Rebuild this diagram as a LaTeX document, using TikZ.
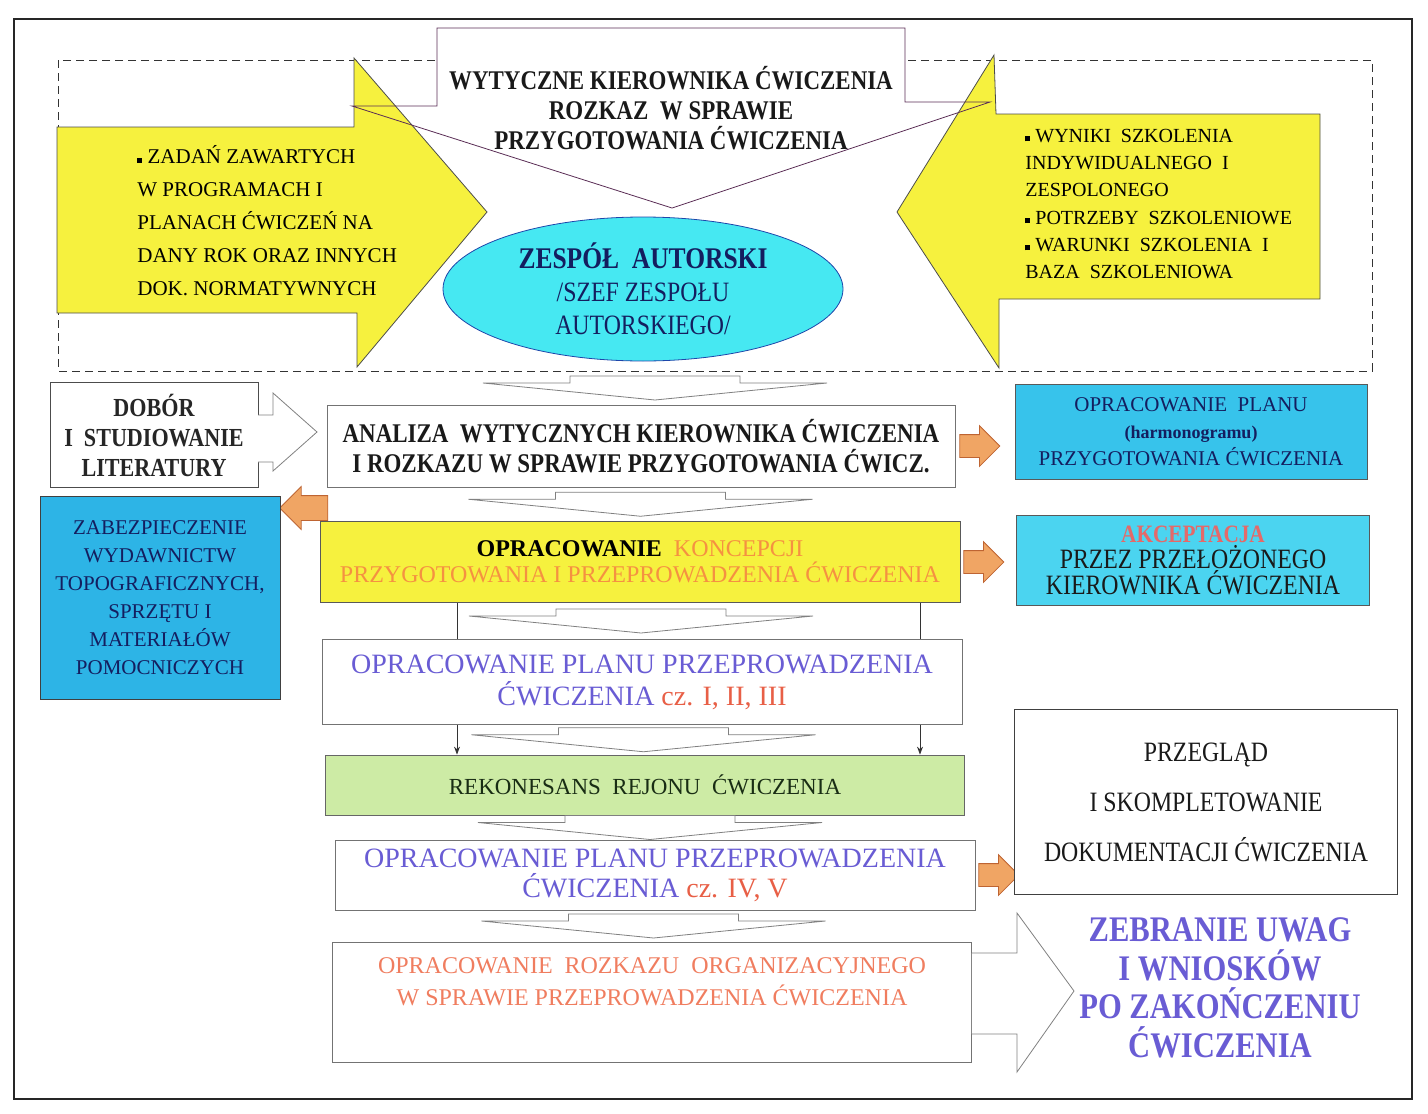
\documentclass[tikz,border=0pt]{standalone}
\usepackage{fontspec}
\setmainfont{Liberation Serif}
\newfontfamily\narrowserif{Liberation Serif}[FakeStretch=0.85]
\usetikzlibrary{positioning,calc,shapes.geometric,shapes.arrows,arrows.meta}

\definecolor{yellowfill}{RGB}{246,241,62}
\definecolor{ellipsefill}{RGB}{70,232,242}
\definecolor{ellipseedge}{RGB}{30,70,170}
\definecolor{planfill}{RGB}{55,195,235}
\definecolor{zabfill}{RGB}{45,180,230}
\definecolor{akcfill}{RGB}{75,212,240}
\definecolor{rekonfill}{RGB}{205,235,165}
\definecolor{arroworange}{RGB}{240,165,100}
\definecolor{arrowedge}{RGB}{190,100,50}
\definecolor{navytext}{RGB}{20,30,95}
\definecolor{purpletext}{RGB}{105,92,212}
\definecolor{orangetext}{RGB}{245,145,65}
\definecolor{salmontext}{RGB}{240,125,95}
\definecolor{redtext}{RGB}{232,95,70}
\definecolor{akctext}{RGB}{228,105,105}
\definecolor{topedge}{RGB}{90,45,85}
\definecolor{greentext}{RGB}{25,45,20}

\begin{document}
\begin{tikzpicture}[x=1pt, y=-1pt, line width=0.8pt,
        whitebox/.style={draw=black!55, fill=white, align=center, inner sep=0pt},
        colorbox/.style={draw=black!65, fill=#1, align=center, inner sep=0pt},
        orangearrow/.style={single arrow, draw=arrowedge, fill=arroworange, minimum height=40pt,
            inner xsep=2pt, inner ysep=11pt, single arrow head extend=9pt},
        thinarrow/.style={-{Stealth[length=8pt,width=6pt]}, black!80, line width=0.9pt},
        chevron/.pic={
            \filldraw[draw=black!50, fill=white] (-85,-12) -- (85,-12) -- (85,-5) -- (172,-5)
                -- (0,12) -- (-172,-5) -- (-85,-5) -- cycle;
        }]
    \useasboundingbox (0,0) rectangle (1428,1114);

    % frame
    \draw[line width=1.3pt, black!85] (14,19) rectangle (1412,1099);
    \draw[dashed, dash pattern=on 8pt off 5pt, line width=1pt, black!80] (58,60) rectangle (1372,371);

    % arrows at the top
    \path[fill=white] (437,28) -- (905,28) -- (905,102) -- (990,102) -- (672,208) -- (352,106) -- (437,106) -- cycle;
    \draw[draw=black!70, fill=yellowfill] (57,127) -- (354,127) -- (354,58) -- (487,212)
        -- (357,367) -- (357,313) -- (57,313) -- cycle;
    \draw[draw=black!70, fill=yellowfill] (1320,114) -- (996,114) -- (994,55) -- (897,212)
        -- (999,368) -- (999,299) -- (1320,299) -- cycle;
    \draw[topedge] (437,28) -- (905,28) -- (905,102) -- (990,102) -- (672,208) -- (352,106) -- (437,106) -- cycle;

    \node[align=center, font=\fontsize{27}{30}\selectfont\narrowserif\bfseries, text=black!90] (wytyczne)
        at (671,108) {WYTYCZNE KIEROWNIKA ĆWICZENIA\\ROZKAZ~ W SPRAWIE\\PRZYGOTOWANIA ĆWICZENIA};
    \node[anchor=west, align=left, inner sep=0pt, font=\fontsize{21}{33}\selectfont] (zadania) at (137,221)
        {\rule[1pt]{5pt}{5pt} ZADAŃ ZAWARTYCH\\W PROGRAMACH I\\PLANACH ĆWICZEŃ NA\\DANY ROK ORAZ INNYCH\\DOK. NORMATYWNYCH};
    \node[anchor=west, align=left, inner sep=0pt, font=\fontsize{20}{27.2}\selectfont] (wyniki) at (1025,204)
        {\rule[1pt]{5pt}{5pt} WYNIKI~ SZKOLENIA\\INDYWIDUALNEGO~ I\\ZESPOLONEGO\\\rule[1pt]{5pt}{5pt} POTRZEBY~ SZKOLENIOWE\\\rule[1pt]{5pt}{5pt} WARUNKI~ SZKOLENIA~ I\\BAZA~ SZKOLENIOWA};

    \node[ellipse, draw=ellipseedge, fill=ellipsefill, minimum width=400pt, minimum height=144pt,
        align=center, inner sep=0pt, text=navytext, font=\fontsize{28}{33}\selectfont\narrowserif] (zespol) at (643,289)
        {{\fontsize{30}{33}\selectfont\bfseries ZESPÓŁ~ AUTORSKI}\\/SZEF ZESPOŁU\\AUTORSKIEGO/};

    % main column
    \pic at (655,388) {chevron};
    \node[colorbox=white, draw=black!70, minimum width=208pt, minimum height=105pt, text=black!85,
        font=\fontsize{26}{30}\selectfont\narrowserif\bfseries] (dobor) at (154,435) {DOBÓR\\I~ STUDIOWANIE\\LITERATURY};
    \filldraw[draw=black!50, fill=white] (258,415) -- (273,415) -- (273,393) -- (317,432)
        -- (273,471) -- (273,462) -- (258,462);

    \node[whitebox, minimum width=628pt, minimum height=82pt, text=black!90,
        font=\fontsize{27}{30}\selectfont\narrowserif\bfseries] (analiza) at (641,446)
        {ANALIZA~ WYTYCZNYCH KIEROWNIKA ĆWICZENIA\\I ROZKAZU W SPRAWIE PRZYGOTOWANIA ĆWICZ.};
    \node[colorbox=planfill, minimum width=352pt, minimum height=95pt, text=navytext,
        font=\fontsize{21}{27}\selectfont] (harmonogram) at (1191,432)
        {OPRACOWANIE~ PLANU\\{\fontsize{18}{27}\selectfont\bfseries (harmonogramu)}\\PRZYGOTOWANIA ĆWICZENIA};
    \node[orangearrow, right=4pt of analiza] (toharm) {};

    \node[orangearrow, shape border rotate=180, minimum height=48pt, inner ysep=12pt] (tozab) at (310,508) {};
    \node[colorbox=zabfill, draw=black!75, minimum width=240pt, minimum height=203pt, text=navytext,
        font=\fontsize{21}{28}\selectfont] (zabezp) at (160,598)
        {ZABEZPIECZENIE\\WYDAWNICTW\\TOPOGRAFICZNYCH,\\SPRZĘTU I\\MATERIAŁÓW\\POMOCNICZYCH};

    \node[colorbox=yellowfill, minimum width=640pt, minimum height=81pt,
        font=\fontsize{24}{26}\selectfont] (koncepcja) at (640,562)
        {\textbf{OPRACOWANIE}~ \textcolor{orangetext}{KONCEPCJI}\\\textcolor{orangetext}{PRZYGOTOWANIA I PRZEPROWADZENIA ĆWICZENIA}};
    \pic at ($(analiza.south)!.5!(koncepcja.north)$) {chevron};
    \node[colorbox=akcfill, minimum width=353pt, minimum height=90pt, text=black!90,
        font=\fontsize{28}{26}\selectfont\narrowserif] (akceptacja) at (1193,560)
        {{\fontsize{25}{26}\selectfont\bfseries\color{akctext}AKCEPTACJA}\\PRZEZ PRZEŁOŻONEGO\\KIEROWNIKA ĆWICZENIA};
    \node[orangearrow, right=3pt of koncepcja] (toakc) {};

    \node[colorbox=rekonfill, draw=black!60, minimum width=639pt, minimum height=60pt, text=greentext,
        font=\fontsize{23}{26}\selectfont] (rekon) at (645,785) {REKONESANS~ REJONU~ ĆWICZENIA};
    \coordinate (vl) at ($(koncepcja.south)+(-183,0)$);
    \coordinate (vr) at ($(koncepcja.south)+(280,0)$);
    \draw[thinarrow] (vl) -- (vl |- rekon.north);
    \draw[thinarrow] (vr) -- (vr |- rekon.north);

    \node[whitebox, minimum width=640pt, minimum height=85pt, text=purpletext,
        font=\fontsize{28}{32}\selectfont] (plan13) at (642,682)
        {OPRACOWANIE PLANU PRZEPROWADZENIA\\ĆWICZENIA \textcolor{redtext}{cz. I, II, III}};
    \pic at ($(koncepcja.south)!.5!(plan13.north)$) {chevron};
    \pic at ($(plan13.south)!.5!(rekon.north)$) {chevron};

    \node[whitebox, minimum width=640pt, minimum height=70pt, text=purpletext,
        font=\fontsize{28}{30}\selectfont] (plan45) at (655,875)
        {OPRACOWANIE PLANU PRZEPROWADZENIA\\ĆWICZENIA \textcolor{redtext}{cz. IV, V}};
    \pic at ($(rekon.south)!.5!(plan45.north)$) {chevron};
    \node[orangearrow, right=3pt of plan45] (toprzeglad) {};
    \node[whitebox, draw=black!75, minimum width=383pt, minimum height=185pt, text=black!90,
        font=\fontsize{28}{50}\selectfont\narrowserif] (przeglad) at (1206,802)
        {PRZEGLĄD\\I SKOMPLETOWANIE\\DOKUMENTACJI ĆWICZENIA};

    \node[whitebox, minimum width=639pt, minimum height=120pt] (rozkaz) at (652,1002) {};
    \pic at ($(plan45.south)!.5!(rozkaz.north)$) {chevron};
    \node[align=center, text=salmontext, font=\fontsize{24}{32}\selectfont] (rozkaztext)
        at ($(rozkaz.center)+(0,-20)$) {OPRACOWANIE~ ROZKAZU~ ORGANIZACYJNEGO\\W SPRAWIE PRZEPROWADZENIA ĆWICZENIA};

    \filldraw[draw=black!50, fill=white] (rozkaz.east |- 0,953) -- (1017,953) -- (1017,913) -- (1074,991)
        -- (1017,1072) -- (1017,1034) -- (rozkaz.east |- 0,1034);
    \node[align=center, text=purpletext, font=\fontsize{36}{38.5}\selectfont\narrowserif\bfseries] (zebranie)
        at (1220,988) {ZEBRANIE UWAG\\I WNIOSKÓW\\PO ZAKOŃCZENIU\\ĆWICZENIA};
\end{tikzpicture}
\end{document}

········

§ **Task directions**
Quote, exactly and only, the lines from the first line of the data above through the line containing "(58,60) rectangle (1372,371);". The pictures do not belong in it.

§ **Answer to the task**
Rebuild this diagram as a LaTeX document, using TikZ.
\documentclass[tikz,border=0pt]{standalone}
\usepackage{fontspec}
\setmainfont{Liberation Serif}
\newfontfamily\narrowserif{Liberation Serif}[FakeStretch=0.85]
\usetikzlibrary{positioning,calc,shapes.geometric,shapes.arrows,arrows.meta}

\definecolor{yellowfill}{RGB}{246,241,62}
\definecolor{ellipsefill}{RGB}{70,232,242}
\definecolor{ellipseedge}{RGB}{30,70,170}
\definecolor{planfill}{RGB}{55,195,235}
\definecolor{zabfill}{RGB}{45,180,230}
\definecolor{akcfill}{RGB}{75,212,240}
\definecolor{rekonfill}{RGB}{205,235,165}
\definecolor{arroworange}{RGB}{240,165,100}
\definecolor{arrowedge}{RGB}{190,100,50}
\definecolor{navytext}{RGB}{20,30,95}
\definecolor{purpletext}{RGB}{105,92,212}
\definecolor{orangetext}{RGB}{245,145,65}
\definecolor{salmontext}{RGB}{240,125,95}
\definecolor{redtext}{RGB}{232,95,70}
\definecolor{akctext}{RGB}{228,105,105}
\definecolor{topedge}{RGB}{90,45,85}
\definecolor{greentext}{RGB}{25,45,20}

\begin{document}
\begin{tikzpicture}[x=1pt, y=-1pt, line width=0.8pt,
        whitebox/.style={draw=black!55, fill=white, align=center, inner sep=0pt},
        colorbox/.style={draw=black!65, fill=#1, align=center, inner sep=0pt},
        orangearrow/.style={single arrow, draw=arrowedge, fill=arroworange, minimum height=40pt,
            inner xsep=2pt, inner ysep=11pt, single arrow head extend=9pt},
        thinarrow/.style={-{Stealth[length=8pt,width=6pt]}, black!80, line width=0.9pt},
        chevron/.pic={
            \filldraw[draw=black!50, fill=white] (-85,-12) -- (85,-12) -- (85,-5) -- (172,-5)
                -- (0,12) -- (-172,-5) -- (-85,-5) -- cycle;
        }]
    \useasboundingbox (0,0) rectangle (1428,1114);

    % frame
    \draw[line width=1.3pt, black!85] (14,19) rectangle (1412,1099);
    \draw[dashed, dash pattern=on 8pt off 5pt, line width=1pt, black!80] (58,60) rectangle (1372,371);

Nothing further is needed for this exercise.